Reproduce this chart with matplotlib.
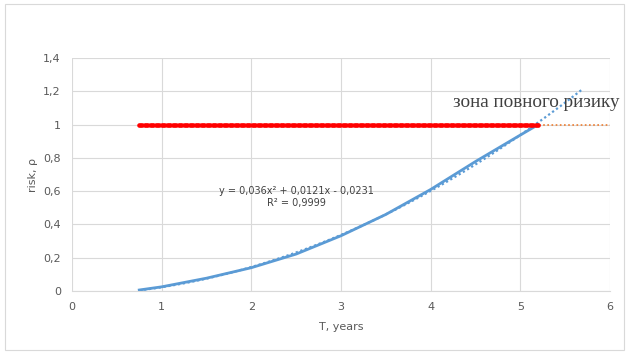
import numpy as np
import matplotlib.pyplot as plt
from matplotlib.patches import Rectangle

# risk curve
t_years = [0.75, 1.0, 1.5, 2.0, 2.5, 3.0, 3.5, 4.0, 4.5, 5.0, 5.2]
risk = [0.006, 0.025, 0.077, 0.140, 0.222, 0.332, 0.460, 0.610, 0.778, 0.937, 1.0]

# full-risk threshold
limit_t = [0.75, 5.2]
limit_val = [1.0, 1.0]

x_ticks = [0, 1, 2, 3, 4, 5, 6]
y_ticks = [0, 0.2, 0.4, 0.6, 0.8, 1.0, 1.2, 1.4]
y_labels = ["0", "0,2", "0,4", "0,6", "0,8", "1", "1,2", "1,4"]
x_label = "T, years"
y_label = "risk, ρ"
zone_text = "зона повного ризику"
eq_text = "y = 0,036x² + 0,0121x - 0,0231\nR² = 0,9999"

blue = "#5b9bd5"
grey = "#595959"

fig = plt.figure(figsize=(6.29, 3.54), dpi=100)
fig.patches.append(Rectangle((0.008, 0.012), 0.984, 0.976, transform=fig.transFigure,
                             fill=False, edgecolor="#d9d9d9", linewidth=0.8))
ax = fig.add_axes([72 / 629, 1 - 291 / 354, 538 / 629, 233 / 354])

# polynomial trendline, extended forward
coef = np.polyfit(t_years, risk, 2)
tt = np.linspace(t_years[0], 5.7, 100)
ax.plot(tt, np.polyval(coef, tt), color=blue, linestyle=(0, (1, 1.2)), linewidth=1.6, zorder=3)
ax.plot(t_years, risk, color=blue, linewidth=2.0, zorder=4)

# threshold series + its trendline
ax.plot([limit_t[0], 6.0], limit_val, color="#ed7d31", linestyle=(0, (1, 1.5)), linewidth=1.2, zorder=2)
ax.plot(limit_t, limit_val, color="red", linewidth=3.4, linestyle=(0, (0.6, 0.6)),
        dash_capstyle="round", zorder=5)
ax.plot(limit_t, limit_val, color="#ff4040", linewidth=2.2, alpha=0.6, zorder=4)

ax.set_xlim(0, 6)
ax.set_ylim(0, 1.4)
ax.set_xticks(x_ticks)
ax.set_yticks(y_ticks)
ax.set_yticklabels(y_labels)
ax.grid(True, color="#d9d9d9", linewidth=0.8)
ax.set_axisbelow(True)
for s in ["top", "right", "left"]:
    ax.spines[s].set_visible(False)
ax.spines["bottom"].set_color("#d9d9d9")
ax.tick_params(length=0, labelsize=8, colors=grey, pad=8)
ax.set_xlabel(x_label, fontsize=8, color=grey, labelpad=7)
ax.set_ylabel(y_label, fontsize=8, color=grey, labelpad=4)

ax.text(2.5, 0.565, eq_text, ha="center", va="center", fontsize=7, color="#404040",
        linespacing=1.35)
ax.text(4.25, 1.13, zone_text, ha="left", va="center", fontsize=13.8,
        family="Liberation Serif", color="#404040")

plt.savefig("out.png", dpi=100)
..........
Task details - Skip the pictures, then retype every line above exactly.

The result -
Reproduce this chart with matplotlib.
import numpy as np
import matplotlib.pyplot as plt
from matplotlib.patches import Rectangle

# risk curve
t_years = [0.75, 1.0, 1.5, 2.0, 2.5, 3.0, 3.5, 4.0, 4.5, 5.0, 5.2]
risk = [0.006, 0.025, 0.077, 0.140, 0.222, 0.332, 0.460, 0.610, 0.778, 0.937, 1.0]

# full-risk threshold
limit_t = [0.75, 5.2]
limit_val = [1.0, 1.0]

x_ticks = [0, 1, 2, 3, 4, 5, 6]
y_ticks = [0, 0.2, 0.4, 0.6, 0.8, 1.0, 1.2, 1.4]
y_labels = ["0", "0,2", "0,4", "0,6", "0,8", "1", "1,2", "1,4"]
x_label = "T, years"
y_label = "risk, ρ"
zone_text = "зона повного ризику"
eq_text = "y = 0,036x² + 0,0121x - 0,0231\nR² = 0,9999"

blue = "#5b9bd5"
grey = "#595959"

fig = plt.figure(figsize=(6.29, 3.54), dpi=100)
fig.patches.append(Rectangle((0.008, 0.012), 0.984, 0.976, transform=fig.transFigure,
                             fill=False, edgecolor="#d9d9d9", linewidth=0.8))
ax = fig.add_axes([72 / 629, 1 - 291 / 354, 538 / 629, 233 / 354])

# polynomial trendline, extended forward
coef = np.polyfit(t_years, risk, 2)
tt = np.linspace(t_years[0], 5.7, 100)
ax.plot(tt, np.polyval(coef, tt), color=blue, linestyle=(0, (1, 1.2)), linewidth=1.6, zorder=3)
ax.plot(t_years, risk, color=blue, linewidth=2.0, zorder=4)

# threshold series + its trendline
ax.plot([limit_t[0], 6.0], limit_val, color="#ed7d31", linestyle=(0, (1, 1.5)), linewidth=1.2, zorder=2)
ax.plot(limit_t, limit_val, color="red", linewidth=3.4, linestyle=(0, (0.6, 0.6)),
        dash_capstyle="round", zorder=5)
ax.plot(limit_t, limit_val, color="#ff4040", linewidth=2.2, alpha=0.6, zorder=4)

ax.set_xlim(0, 6)
ax.set_ylim(0, 1.4)
ax.set_xticks(x_ticks)
ax.set_yticks(y_ticks)
ax.set_yticklabels(y_labels)
ax.grid(True, color="#d9d9d9", linewidth=0.8)
ax.set_axisbelow(True)
for s in ["top", "right", "left"]:
    ax.spines[s].set_visible(False)
ax.spines["bottom"].set_color("#d9d9d9")
ax.tick_params(length=0, labelsize=8, colors=grey, pad=8)
ax.set_xlabel(x_label, fontsize=8, color=grey, labelpad=7)
ax.set_ylabel(y_label, fontsize=8, color=grey, labelpad=4)

ax.text(2.5, 0.565, eq_text, ha="center", va="center", fontsize=7, color="#404040",
        linespacing=1.35)
ax.text(4.25, 1.13, zone_text, ha="left", va="center", fontsize=13.8,
        family="Liberation Serif", color="#404040")

plt.savefig("out.png", dpi=100)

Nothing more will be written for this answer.